Australian record company

Redline Records was an independent record label based in Perth, Australia. Started in the year 2000 as a joint project between the band, Jebediah, and its management company, Naked Ape Management, the label predominantly released recordings of Australian indie bands under licensing agreements. Redline Records was distributed by Shock Records in Australia and New Zealand.

Following the final stage of the label's life, in which two albums and one EP were released in 2004 and 2005, respectively, the label's operations were closed without a press release.

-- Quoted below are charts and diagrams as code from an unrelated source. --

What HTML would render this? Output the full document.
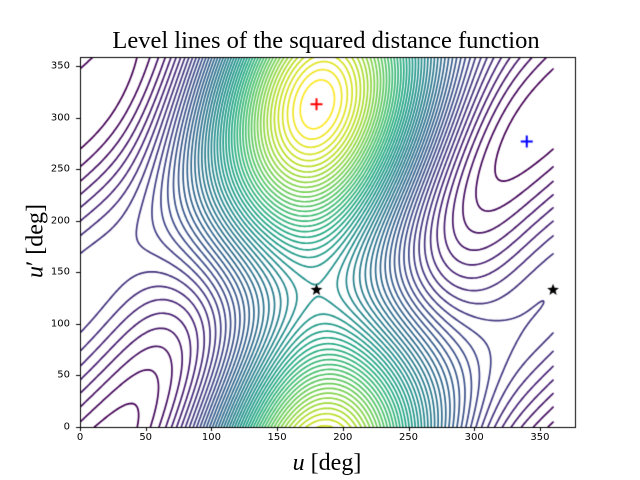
<!DOCTYPE html>
<html><head><meta charset="utf-8"><style>
html,body{margin:0;padding:0;background:#fff;}
#w{position:relative;width:640px;height:480px;overflow:hidden;font-family:"DejaVu Sans",sans-serif;}
canvas{position:absolute;left:0;top:0;}
.t{position:absolute;font-size:10px;color:#000;white-space:nowrap;}
.xl{transform:translateX(-50%);top:432px;}
.yl{right:570px;transform:translateY(-50%);}
.ser{font-family:"Liberation Serif","DejaVu Serif",serif;position:absolute;white-space:nowrap;}
</style></head><body><div id="w">
<canvas id="c" width="640" height="480"></canvas>
<div class="ser" style="left:326px;top:27px;transform:translateX(-50%);font-size:24.5px;">Level lines of the squared distance function</div>
<div class="ser" style="left:327px;top:450px;transform:translateX(-50%);font-size:24px;"><i>u</i> [deg]</div>
<div class="ser" style="left:36px;top:241px;transform:translate(-50%,-50%) rotate(-90deg);font-size:24px;"><i>u</i>′ [deg]</div>
<div id="lab"></div>
</div>
<script>
const X0=80,X1=576,Y0=427,Y1=57,SX=1.314,SY=1.031;
const px=u=>X0+u*SX, py=v=>Y0-v*SY;
const lab=document.getElementById('lab');
let h='';
for(let t=0;t<=350;t+=50){h+=`<div class="t xl" style="left:${px(t)}px">${t}</div>`;h+=`<div class="t yl" style="top:${py(t)}px">${t}</div>`;}
lab.innerHTML=h;
const D=Math.PI/180;
function B(u,v){const cu=Math.cos(u),su=Math.sin(u),cv=Math.cos(v),sv=Math.sin(v);
return [1,cu,su,Math.cos(2*u),cv,sv,Math.cos(2*v),cu*cv,cu*sv,su*cv,su*sv];}
function Bu(u,v){const cu=Math.cos(u),su=Math.sin(u),cv=Math.cos(v),sv=Math.sin(v);
return [0,-su,cu,-2*Math.sin(2*u),0,0,0,-su*cv,-su*sv,cu*cv,cu*sv];}
function Bv(u,v){const cu=Math.cos(u),su=Math.sin(u),cv=Math.cos(v),sv=Math.sin(v);
return [0,0,0,0,-sv,cv,-2*Math.sin(2*v),-cu*sv,cu*cv,-su*sv,su*cv];}
const rows=[],rhs=[];
function add(r,b,w){rows.push(r.map(x=>x*w));rhs.push(b*w);}
const crit=[[180,313,1],[340,277,0],[180,133,0.47],[360,133,0.18]];
for(const [u,v,val] of crit){add(Bu(u*D,v*D),0,6);add(Bv(u*D,v*D),0,6);add(B(u*D,v*D),val,3);}
const extra=[[76,360,.15],[114,360,.35],[152,360,.5],[190,360,.85],[228,360,.8],[253,360,.55],[304,360,.2],[342,360,.05],
[100,200,.33],[260,200,.3],[50,130,.15],[280,130,.2],[190,50,.65],[100,50,.25],[300,50,.12],[0,0,.03],
[130,230,.55],[230,100,.45],[150,30,.5],[250,60,.55],[30,250,.1],[60,300,.2],[300,250,.1],[260,250,.35],
[300,100,.2],[50,80,.08],[20,20,.03],[100,100,.25],[140,180,.45],[230,250,.55],[200,250,.7],
[330,50,.1],[270,0,.3],[320,0,.12],[120,300,.35],[90,150,.2],[220,180,.45],[160,100,.45]];
for(const [u,v,val] of extra)add(B(u*D,v*D),val,1);
const n=11;const M=[];for(let i=0;i<n;i++){M.push(new Array(n+1).fill(0));}
for(let k=0;k<rows.length;k++){const r=rows[k];for(let i=0;i<n;i++){for(let j=0;j<n;j++)M[i][j]+=r[i]*r[j];M[i][n]+=r[i]*rhs[k];}}
for(let i=0;i<n;i++)M[i][i]+=1e-6;
for(let i=0;i<n;i++){let p=i;for(let r=i+1;r<n;r++)if(Math.abs(M[r][i])>Math.abs(M[p][i]))p=r;[M[i],M[p]]=[M[p],M[i]];
for(let r=0;r<n;r++){if(r==i)continue;const f=M[r][i]/M[i][i];for(let c=i;c<=n;c++)M[r][c]-=f*M[i][c];}}
const co=M.map((r,i)=>r[n]/r[i]);
const f=(u,v)=>{const b=B(u*D,v*D);let s=0;for(let i=0;i<n;i++)s+=b[i]*co[i];return s;};
const N=241,st=360/(N-1);const G=[];let fmin=1e9,fmax=-1e9;
for(let i=0;i<N;i++){G.push([]);for(let j=0;j<N;j++){const z=f(i*st,j*st);G[i].push(z);if(z<fmin)fmin=z;if(z>fmax)fmax=z;}}
const stops=[[68,1,84],[72,36,117],[65,68,135],[53,95,141],[42,120,142],[33,145,140],[34,168,132],[68,191,112],[122,209,81],[189,223,38],[253,231,37]];
function vir(t){t=Math.max(0,Math.min(1,t))*10;const i=Math.min(9,Math.floor(t)),fr=t-i;const a=stops[i],b=stops[i+1];return `rgb(${a.map((x,k)=>Math.round(x+(b[k]-x)*fr)).join(',')})`;}
const ctx=document.getElementById('c').getContext('2d');
ctx.save();ctx.beginPath();ctx.rect(X0,Y1,X1-X0,Y0-Y1);ctx.clip();
ctx.lineWidth=1.7;ctx.lineCap='round';ctx.lineJoin='round';
const NL=50;
for(let l=1;l<NL;l++){
 const L=fmin+(fmax-fmin)*l/NL;ctx.strokeStyle=vir((l-1)/(NL-2));ctx.beginPath();
 for(let i=0;i<N-1;i++)for(let j=0;j<N-1;j++){
  const a=G[i][j],b=G[i+1][j],c=G[i+1][j+1],d=G[i][j+1];
  const e=(z1,z2,x1,y1,x2,y2)=>{const t=(L-z1)/(z2-z1);return [x1+(x2-x1)*t,y1+(y2-y1)*t];};
  const u0=i*st,u1=(i+1)*st,v0=j*st,v1=(j+1)*st;
  const E=[];
  if((a<L)!=(b<L))E.push(e(a,b,u0,v0,u1,v0));
  if((b<L)!=(c<L))E.push(e(b,c,u1,v0,u1,v1));
  if((c<L)!=(d<L))E.push(e(c,d,u1,v1,u0,v1));
  if((d<L)!=(a<L))E.push(e(d,a,u0,v1,u0,v0));
  if(E.length==2){ctx.moveTo(px(E[0][0]),py(E[0][1]));ctx.lineTo(px(E[1][0]),py(E[1][1]));}
  else if(E.length==4){const m=(a+b+c+d)/4;
   if((m<L)==(a<L)){ctx.moveTo(px(E[0][0]),py(E[0][1]));ctx.lineTo(px(E[1][0]),py(E[1][1]));ctx.moveTo(px(E[2][0]),py(E[2][1]));ctx.lineTo(px(E[3][0]),py(E[3][1]));}
   else{ctx.moveTo(px(E[0][0]),py(E[0][1]));ctx.lineTo(px(E[3][0]),py(E[3][1]));ctx.moveTo(px(E[1][0]),py(E[1][1]));ctx.lineTo(px(E[2][0]),py(E[2][1]));}}
 }
 ctx.stroke();
}
ctx.restore();
ctx.strokeStyle='#000';ctx.lineWidth=1;ctx.strokeRect(X0+0.5,Y1+0.5,X1-X0-1,Y0-Y1);
ctx.beginPath();
for(let t=0;t<=350;t+=50){const x=Math.round(px(t))+0.5;ctx.moveTo(x,Y0);ctx.lineTo(x,Y0+4);const y=Math.round(py(t))+0.5;ctx.moveTo(X0,y);ctx.lineTo(X0-4,y);}
ctx.stroke();
function plus(u,v,col){const x=px(u),y=py(v);ctx.strokeStyle=col;ctx.lineWidth=2;ctx.beginPath();ctx.moveTo(x-6,y);ctx.lineTo(x+6,y);ctx.moveTo(x,y-6);ctx.lineTo(x,y+6);ctx.stroke();}
function star(u,v){const x=px(u),y=py(v);ctx.fillStyle='#000';ctx.beginPath();for(let k=0;k<10;k++){const r=k%2?2.6:6.2,a=-Math.PI/2+k*Math.PI/5;ctx.lineTo(x+r*Math.cos(a),y+r*Math.sin(a));}ctx.closePath();ctx.fill();}
plus(180,313,'#f00');plus(340,277,'#00f');star(180,133);star(360,133);
</script></body></html>
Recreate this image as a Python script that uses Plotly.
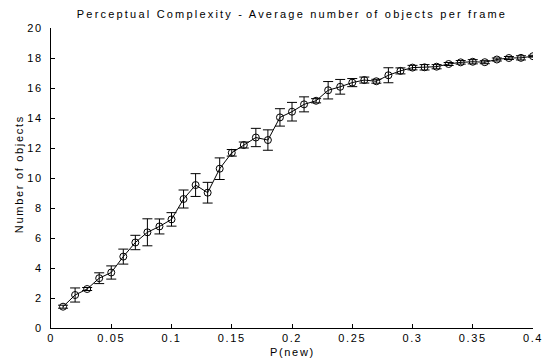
import plotly.graph_objects as go

p_new = [0.01, 0.02, 0.03, 0.04, 0.05, 0.06, 0.07, 0.08, 0.09, 0.10,
         0.11, 0.12, 0.13, 0.14, 0.15, 0.16, 0.17, 0.18, 0.19, 0.20,
         0.21, 0.22, 0.23, 0.24, 0.25, 0.26, 0.27, 0.28, 0.29, 0.30,
         0.31, 0.32, 0.33, 0.34, 0.35, 0.36, 0.37, 0.38, 0.39, 0.40]
avg_objects = [1.42, 2.2, 2.6, 3.32, 3.7, 4.76, 5.7, 6.38, 6.77, 7.24,
               8.6, 9.53, 9.02, 10.62, 11.68, 12.2, 12.7, 12.53, 14.04, 14.42,
               14.91, 15.15, 15.85, 16.08, 16.36, 16.53, 16.45, 16.85, 17.14, 17.36,
               17.38, 17.42, 17.6, 17.71, 17.75, 17.72, 17.9, 18.0, 18.01, 18.12]
err = [0.1, 0.47, 0.1, 0.36, 0.44, 0.5, 0.48, 0.9, 0.5, 0.45,
       0.6, 0.76, 0.69, 0.72, 0.22, 0.2, 0.61, 0.68, 0.58, 0.62,
       0.5, 0.14, 0.58, 0.49, 0.27, 0.2, 0.13, 0.5, 0.2, 0.15,
       0.18, 0.14, 0.1, 0.12, 0.14, 0.1, 0.1, 0.1, 0.14, 0.06]

x_ticks = [0, 0.05, 0.1, 0.15, 0.2, 0.25, 0.3, 0.35, 0.4]
x_tick_labels = ["0", "0.05", "0.1", "0.15", "0.2", "0.25", "0.3", "0.35", "0.4"]
y_ticks = [0, 2, 4, 6, 8, 10, 12, 14, 16, 18, 20]

title_text = "Perceptual Complexity - Average number of objects per frame"
x_title = "P(new)"
y_title = "Number of objects"

fig = go.Figure()
fig.add_trace(go.Scatter(
    x=p_new, y=avg_objects,
    mode="lines+markers",
    line=dict(color="black", width=1),
    marker=dict(symbol="circle-open", size=7, color="black", line=dict(width=1)),
    error_y=dict(type="data", array=err, visible=True, color="black",
                 thickness=1, width=5),
    showlegend=False,
    hoverinfo="skip",
))

font_family = "Liberation Sans, Arial, sans-serif"
fig.update_layout(
    template="none",
    width=543, height=360,
    margin=dict(l=51, r=10, t=28, b=32, autoexpand=False),
    paper_bgcolor="white", plot_bgcolor="white",
    font=dict(family=font_family, size=11, color="black"),
    title=dict(text=title_text, xref="paper", x=0.5, xanchor="center",
               yref="container", y=0.971, yanchor="top",
               font=dict(size=11, family=font_family, color="black")),
    xaxis=dict(range=[0, 0.4], tickvals=x_ticks, ticktext=x_tick_labels,
               showgrid=False, zeroline=False, showline=True, linecolor="black",
               linewidth=1, ticks="inside", ticklen=4, tickcolor="black",
               automargin=False),
    yaxis=dict(range=[0, 20], tickvals=y_ticks,
               showgrid=False, zeroline=False, showline=True, linecolor="black",
               linewidth=1, ticks="inside", ticklen=4, tickcolor="black",
               ticklabelstandoff=5, automargin=False),
    annotations=[
        dict(text=x_title, xref="paper", yref="paper", x=0.5, y=-0.079,
             xanchor="center", yanchor="middle", showarrow=False, borderpad=0,
             font=dict(size=11)),
        dict(text=y_title, xref="paper", yref="paper", x=-0.068, y=0.515,
             xanchor="center", yanchor="middle", textangle=-90, showarrow=False,
             borderpad=0, font=dict(size=11)),
    ],
)

post = """
document.body.style.margin = '0';
document.body.style.padding = '0';
function sp(){
  var gd = document.getElementById('{plot_id}');
  gd.querySelectorAll('.gtitle').forEach(function(t){t.style.letterSpacing='2.2px';});
  gd.querySelectorAll('.xtick text, .ytick text').forEach(function(t){t.style.letterSpacing='1.6px';});
  gd.querySelectorAll('.annotation-text').forEach(function(t){t.style.letterSpacing='1.7px';});
}
sp();
var gdd = document.getElementById('{plot_id}');
if (gdd && gdd.on) { gdd.on('plotly_afterplot', sp); }
"""

fig.write_html("out.html", post_script=post, config={"displayModeBar": False})
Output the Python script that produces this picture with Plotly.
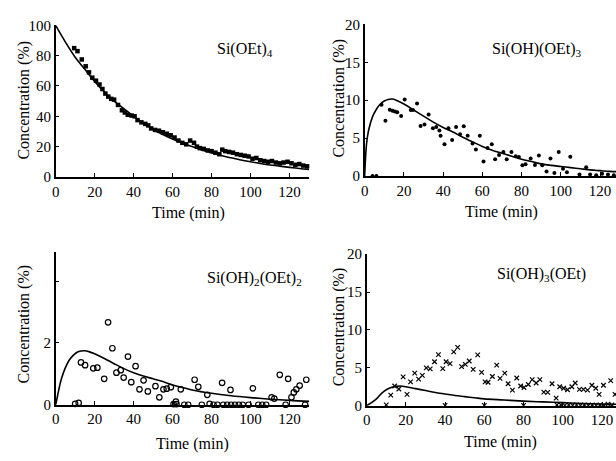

Since the cessation of Redline Records, artists from the label's roster have either disbanded, entered a period of hiatus or have moved on to other contractual arrangements.

==History==
Kevin Mitchell, member of Jebediah, has explained in relation to the formation of the label:

I think we were all pretty naive about what we, what we were achieving—we were having too much fun to get kind of caught up. We'd just released our second album overseas on an independent label; and, spent time in America as an independent act. And that was around about the time where we started our own label, just to, um, release, maybe, release a few, some bands of friends of ours, in bands.

==Former staff==
- Managing director and A&R: Heath Bradby

==Deregistration==
The official label name, "REDLINE RECORDS AUSTRALIA PTY LTD", was listed as deregistered on the Australian Securities and Investments Commission's "National Names Index" on 18 December 2011.

== Artists ==
- Jebediah
- Adam Said Galore
- Gyroscope
- Sekiden
- Bob Evans
- Big Heavy Stuff
- Front End Loader
- Blueline Medic
- Idlewild
- Jimmy Eat World
- The Nation Blue

==Post-label activity==
Bradby, as of 2012, works as the Head of A&R for Warner Music Australia, in addition to overseeing his management company, The Fidelity Corporation.

Following a period of hiatus, Jebediah released its fifth album, Kosciuszko, in 2011, and lead singer and rhythm guitarist, Kevin Mitchell, relocated to Melbourne, Australia. The band entered into an arrangement with a new management company, Catherine Haridy Management, prior to the release of Kosciuszko.